Prompt:
Beneath this line sits some data. Return only its lines from the one holding "Recreate this image" through the one holding "Sans', Lato, 'Liberation", inclusive, exactly, with the images removed.

────────────────────

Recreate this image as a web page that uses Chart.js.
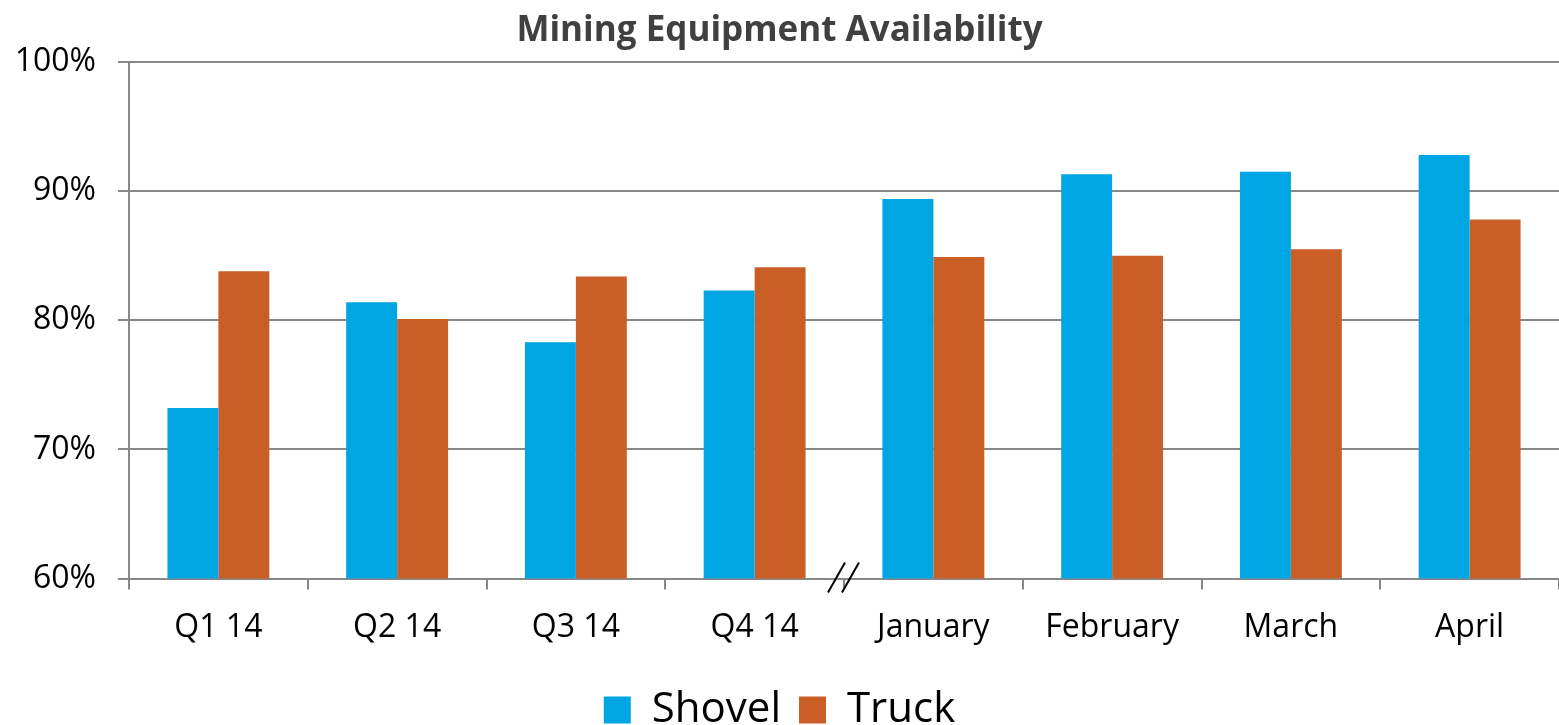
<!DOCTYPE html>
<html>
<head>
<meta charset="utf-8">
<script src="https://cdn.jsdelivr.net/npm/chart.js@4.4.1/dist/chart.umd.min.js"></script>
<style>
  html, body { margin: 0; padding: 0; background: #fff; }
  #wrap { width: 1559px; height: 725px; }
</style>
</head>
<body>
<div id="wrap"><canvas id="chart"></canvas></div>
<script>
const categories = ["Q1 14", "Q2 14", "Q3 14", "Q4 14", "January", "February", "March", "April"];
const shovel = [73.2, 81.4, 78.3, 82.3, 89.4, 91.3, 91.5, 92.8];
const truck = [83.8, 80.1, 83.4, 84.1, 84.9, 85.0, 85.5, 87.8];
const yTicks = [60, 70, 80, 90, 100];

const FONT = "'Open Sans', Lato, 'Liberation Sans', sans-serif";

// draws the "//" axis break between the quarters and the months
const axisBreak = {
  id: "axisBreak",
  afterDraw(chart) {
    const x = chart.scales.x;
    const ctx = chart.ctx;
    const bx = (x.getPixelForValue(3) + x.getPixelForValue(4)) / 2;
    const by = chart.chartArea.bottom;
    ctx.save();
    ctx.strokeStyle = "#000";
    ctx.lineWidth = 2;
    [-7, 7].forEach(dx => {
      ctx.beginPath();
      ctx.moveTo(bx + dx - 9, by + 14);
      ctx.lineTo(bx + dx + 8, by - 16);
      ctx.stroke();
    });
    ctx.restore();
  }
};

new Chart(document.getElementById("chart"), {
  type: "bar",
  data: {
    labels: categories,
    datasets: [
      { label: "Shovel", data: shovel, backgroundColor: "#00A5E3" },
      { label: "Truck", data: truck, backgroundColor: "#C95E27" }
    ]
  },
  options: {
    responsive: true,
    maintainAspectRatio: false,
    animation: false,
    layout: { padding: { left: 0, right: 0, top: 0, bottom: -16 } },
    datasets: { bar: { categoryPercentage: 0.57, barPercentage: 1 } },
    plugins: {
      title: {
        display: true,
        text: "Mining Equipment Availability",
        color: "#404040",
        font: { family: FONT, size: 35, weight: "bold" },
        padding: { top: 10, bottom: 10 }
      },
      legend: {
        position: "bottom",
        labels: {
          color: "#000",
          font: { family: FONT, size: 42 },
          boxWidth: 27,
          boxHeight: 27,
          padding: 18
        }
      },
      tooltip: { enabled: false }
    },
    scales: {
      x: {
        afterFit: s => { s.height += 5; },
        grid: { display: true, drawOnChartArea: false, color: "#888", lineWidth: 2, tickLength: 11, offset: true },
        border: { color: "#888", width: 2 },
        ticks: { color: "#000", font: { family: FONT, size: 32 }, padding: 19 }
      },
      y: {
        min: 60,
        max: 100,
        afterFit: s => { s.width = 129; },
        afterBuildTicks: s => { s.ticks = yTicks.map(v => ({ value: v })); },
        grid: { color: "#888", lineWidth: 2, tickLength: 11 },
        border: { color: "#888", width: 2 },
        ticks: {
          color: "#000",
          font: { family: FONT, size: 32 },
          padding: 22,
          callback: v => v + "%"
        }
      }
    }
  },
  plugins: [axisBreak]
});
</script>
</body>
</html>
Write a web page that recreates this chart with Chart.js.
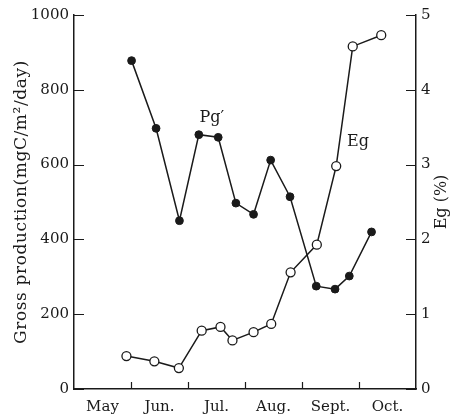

────────────────────

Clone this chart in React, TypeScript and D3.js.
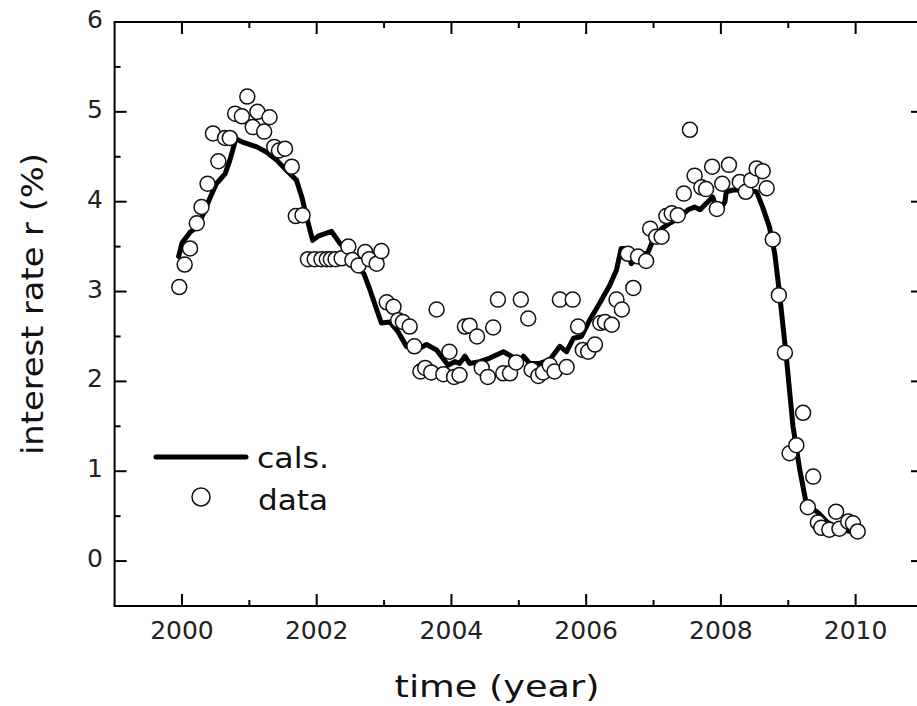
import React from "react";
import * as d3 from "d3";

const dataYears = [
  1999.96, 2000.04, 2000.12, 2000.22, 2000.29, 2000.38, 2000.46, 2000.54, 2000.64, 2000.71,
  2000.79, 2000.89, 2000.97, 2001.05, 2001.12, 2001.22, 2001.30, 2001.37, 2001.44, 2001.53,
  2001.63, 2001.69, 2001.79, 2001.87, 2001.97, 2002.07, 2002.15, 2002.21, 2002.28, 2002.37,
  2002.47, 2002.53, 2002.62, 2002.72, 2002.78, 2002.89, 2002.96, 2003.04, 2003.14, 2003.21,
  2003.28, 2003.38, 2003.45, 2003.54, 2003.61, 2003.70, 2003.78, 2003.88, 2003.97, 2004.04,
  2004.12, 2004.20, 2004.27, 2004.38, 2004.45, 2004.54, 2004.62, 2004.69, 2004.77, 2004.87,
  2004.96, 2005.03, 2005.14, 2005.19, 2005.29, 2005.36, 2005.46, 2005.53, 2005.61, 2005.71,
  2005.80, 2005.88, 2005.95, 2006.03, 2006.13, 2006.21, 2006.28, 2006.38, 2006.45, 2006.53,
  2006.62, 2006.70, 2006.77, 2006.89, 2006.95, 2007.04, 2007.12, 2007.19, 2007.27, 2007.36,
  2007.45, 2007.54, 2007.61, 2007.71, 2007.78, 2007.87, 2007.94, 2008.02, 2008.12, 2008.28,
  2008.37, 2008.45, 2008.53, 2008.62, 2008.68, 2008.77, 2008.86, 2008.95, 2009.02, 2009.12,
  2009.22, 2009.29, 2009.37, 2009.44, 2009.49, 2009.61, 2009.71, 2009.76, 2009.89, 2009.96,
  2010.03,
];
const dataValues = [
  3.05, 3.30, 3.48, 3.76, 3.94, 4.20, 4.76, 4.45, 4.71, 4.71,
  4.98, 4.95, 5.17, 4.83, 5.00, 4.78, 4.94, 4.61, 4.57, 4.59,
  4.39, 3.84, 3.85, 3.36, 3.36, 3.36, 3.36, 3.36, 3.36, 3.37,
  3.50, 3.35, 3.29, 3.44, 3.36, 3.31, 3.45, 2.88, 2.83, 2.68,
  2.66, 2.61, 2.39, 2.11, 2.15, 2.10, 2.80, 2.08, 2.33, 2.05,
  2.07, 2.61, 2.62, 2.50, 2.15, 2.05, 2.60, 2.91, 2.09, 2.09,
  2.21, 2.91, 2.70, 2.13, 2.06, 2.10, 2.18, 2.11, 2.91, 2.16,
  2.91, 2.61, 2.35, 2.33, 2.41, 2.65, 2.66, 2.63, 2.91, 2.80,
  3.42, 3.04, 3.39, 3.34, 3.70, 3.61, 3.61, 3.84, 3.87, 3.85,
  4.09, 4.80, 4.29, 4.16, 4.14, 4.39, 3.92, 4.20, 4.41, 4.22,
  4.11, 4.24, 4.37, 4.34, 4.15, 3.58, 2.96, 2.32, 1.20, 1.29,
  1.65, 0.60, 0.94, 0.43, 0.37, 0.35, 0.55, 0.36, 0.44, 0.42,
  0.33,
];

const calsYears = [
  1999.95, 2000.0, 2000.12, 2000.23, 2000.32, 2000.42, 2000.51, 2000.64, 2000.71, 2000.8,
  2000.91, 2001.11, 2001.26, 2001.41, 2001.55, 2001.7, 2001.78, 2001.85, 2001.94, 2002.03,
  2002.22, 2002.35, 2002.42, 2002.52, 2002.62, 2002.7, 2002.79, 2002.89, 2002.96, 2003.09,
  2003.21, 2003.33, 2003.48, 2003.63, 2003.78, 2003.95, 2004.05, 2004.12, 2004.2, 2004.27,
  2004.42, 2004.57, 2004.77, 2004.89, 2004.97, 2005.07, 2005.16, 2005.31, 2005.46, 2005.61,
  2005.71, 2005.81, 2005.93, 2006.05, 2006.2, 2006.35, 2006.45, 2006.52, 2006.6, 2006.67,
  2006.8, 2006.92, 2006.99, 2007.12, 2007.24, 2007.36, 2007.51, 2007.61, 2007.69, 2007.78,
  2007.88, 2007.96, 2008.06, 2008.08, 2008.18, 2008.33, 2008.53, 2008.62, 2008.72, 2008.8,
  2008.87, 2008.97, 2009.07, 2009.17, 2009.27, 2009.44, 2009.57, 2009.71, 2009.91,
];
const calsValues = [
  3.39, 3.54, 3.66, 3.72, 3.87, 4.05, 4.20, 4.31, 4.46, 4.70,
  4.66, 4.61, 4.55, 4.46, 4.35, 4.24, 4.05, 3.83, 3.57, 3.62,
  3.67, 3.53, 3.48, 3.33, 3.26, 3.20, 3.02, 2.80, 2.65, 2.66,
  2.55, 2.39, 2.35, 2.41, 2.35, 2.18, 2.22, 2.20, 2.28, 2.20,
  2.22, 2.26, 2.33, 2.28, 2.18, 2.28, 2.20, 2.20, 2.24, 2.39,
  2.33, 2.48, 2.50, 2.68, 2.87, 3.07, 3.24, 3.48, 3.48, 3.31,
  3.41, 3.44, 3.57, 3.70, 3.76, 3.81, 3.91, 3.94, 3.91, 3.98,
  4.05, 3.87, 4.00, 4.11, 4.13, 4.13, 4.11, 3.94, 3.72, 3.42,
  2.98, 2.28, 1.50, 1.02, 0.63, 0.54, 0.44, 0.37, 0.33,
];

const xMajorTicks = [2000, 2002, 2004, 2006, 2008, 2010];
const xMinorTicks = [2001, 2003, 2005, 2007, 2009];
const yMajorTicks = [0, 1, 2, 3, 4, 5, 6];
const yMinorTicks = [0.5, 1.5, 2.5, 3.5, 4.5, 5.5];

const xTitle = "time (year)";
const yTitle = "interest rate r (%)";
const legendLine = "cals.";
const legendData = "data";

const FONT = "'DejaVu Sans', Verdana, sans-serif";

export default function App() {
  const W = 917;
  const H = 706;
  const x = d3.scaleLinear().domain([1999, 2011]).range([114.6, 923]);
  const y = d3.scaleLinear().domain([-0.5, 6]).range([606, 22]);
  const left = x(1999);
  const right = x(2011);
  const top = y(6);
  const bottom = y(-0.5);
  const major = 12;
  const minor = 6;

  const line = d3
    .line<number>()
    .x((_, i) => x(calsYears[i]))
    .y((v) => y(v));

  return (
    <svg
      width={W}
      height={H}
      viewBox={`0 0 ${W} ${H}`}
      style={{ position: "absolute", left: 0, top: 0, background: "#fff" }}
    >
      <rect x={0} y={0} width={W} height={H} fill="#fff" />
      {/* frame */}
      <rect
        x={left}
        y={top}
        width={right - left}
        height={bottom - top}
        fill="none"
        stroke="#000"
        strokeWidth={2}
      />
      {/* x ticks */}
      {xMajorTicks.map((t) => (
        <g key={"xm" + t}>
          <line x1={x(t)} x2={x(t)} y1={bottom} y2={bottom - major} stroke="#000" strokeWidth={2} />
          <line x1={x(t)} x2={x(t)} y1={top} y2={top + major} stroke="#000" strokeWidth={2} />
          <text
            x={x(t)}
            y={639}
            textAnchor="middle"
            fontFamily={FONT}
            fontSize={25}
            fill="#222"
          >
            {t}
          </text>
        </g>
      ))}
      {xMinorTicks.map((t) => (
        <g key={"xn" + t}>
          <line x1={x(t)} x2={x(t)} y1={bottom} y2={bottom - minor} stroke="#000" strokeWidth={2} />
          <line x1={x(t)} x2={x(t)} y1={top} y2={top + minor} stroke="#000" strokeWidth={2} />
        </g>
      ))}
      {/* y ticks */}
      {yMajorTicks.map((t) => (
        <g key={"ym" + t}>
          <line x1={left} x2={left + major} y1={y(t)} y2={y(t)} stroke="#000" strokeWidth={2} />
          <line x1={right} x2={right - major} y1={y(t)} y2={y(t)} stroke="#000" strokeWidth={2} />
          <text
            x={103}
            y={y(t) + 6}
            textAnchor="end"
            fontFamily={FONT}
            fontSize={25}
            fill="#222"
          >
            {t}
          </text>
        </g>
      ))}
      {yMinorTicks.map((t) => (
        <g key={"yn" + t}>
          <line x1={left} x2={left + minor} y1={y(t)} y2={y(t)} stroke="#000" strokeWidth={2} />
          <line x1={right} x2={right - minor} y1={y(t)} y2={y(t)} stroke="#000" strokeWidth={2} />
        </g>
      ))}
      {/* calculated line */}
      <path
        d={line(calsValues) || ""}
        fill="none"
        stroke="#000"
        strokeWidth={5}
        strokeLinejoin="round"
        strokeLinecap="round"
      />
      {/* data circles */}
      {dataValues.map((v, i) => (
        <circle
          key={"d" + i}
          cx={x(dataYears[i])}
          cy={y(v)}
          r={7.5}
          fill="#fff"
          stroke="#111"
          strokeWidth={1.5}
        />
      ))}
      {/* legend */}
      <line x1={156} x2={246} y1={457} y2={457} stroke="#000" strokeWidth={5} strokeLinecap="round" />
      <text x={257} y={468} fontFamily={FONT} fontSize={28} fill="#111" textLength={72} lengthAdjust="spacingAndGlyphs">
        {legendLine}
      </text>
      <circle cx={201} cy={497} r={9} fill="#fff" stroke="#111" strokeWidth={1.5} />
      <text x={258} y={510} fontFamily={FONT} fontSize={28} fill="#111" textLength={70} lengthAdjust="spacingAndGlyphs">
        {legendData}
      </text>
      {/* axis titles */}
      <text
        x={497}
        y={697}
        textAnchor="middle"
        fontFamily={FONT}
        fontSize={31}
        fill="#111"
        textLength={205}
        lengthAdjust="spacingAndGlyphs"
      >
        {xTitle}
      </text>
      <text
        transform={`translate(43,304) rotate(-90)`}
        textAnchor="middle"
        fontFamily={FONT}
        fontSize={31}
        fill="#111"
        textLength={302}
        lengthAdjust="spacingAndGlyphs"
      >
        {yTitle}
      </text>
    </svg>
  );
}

────────────────────

Answer to this problem:
Recreate this image as a web page that uses Chart.js.
<!DOCTYPE html>
<html>
<head>
<meta charset="utf-8">
<script src="https://cdn.jsdelivr.net/npm/chart.js@4.4.1/dist/chart.umd.min.js"></script>
<style>
  html, body { margin: 0; padding: 0; background: #fff; }
  #wrap { width: 1559px; height: 725px; }
</style>
</head>
<body>
<div id="wrap"><canvas id="chart"></canvas></div>
<script>
const categories = ["Q1 14", "Q2 14", "Q3 14", "Q4 14", "January", "February", "March", "April"];
const shovel = [73.2, 81.4, 78.3, 82.3, 89.4, 91.3, 91.5, 92.8];
const truck = [83.8, 80.1, 83.4, 84.1, 84.9, 85.0, 85.5, 87.8];
const yTicks = [60, 70, 80, 90, 100];

const FONT = "'Open Sans', Lato, 'Liberation Sans', sans-serif";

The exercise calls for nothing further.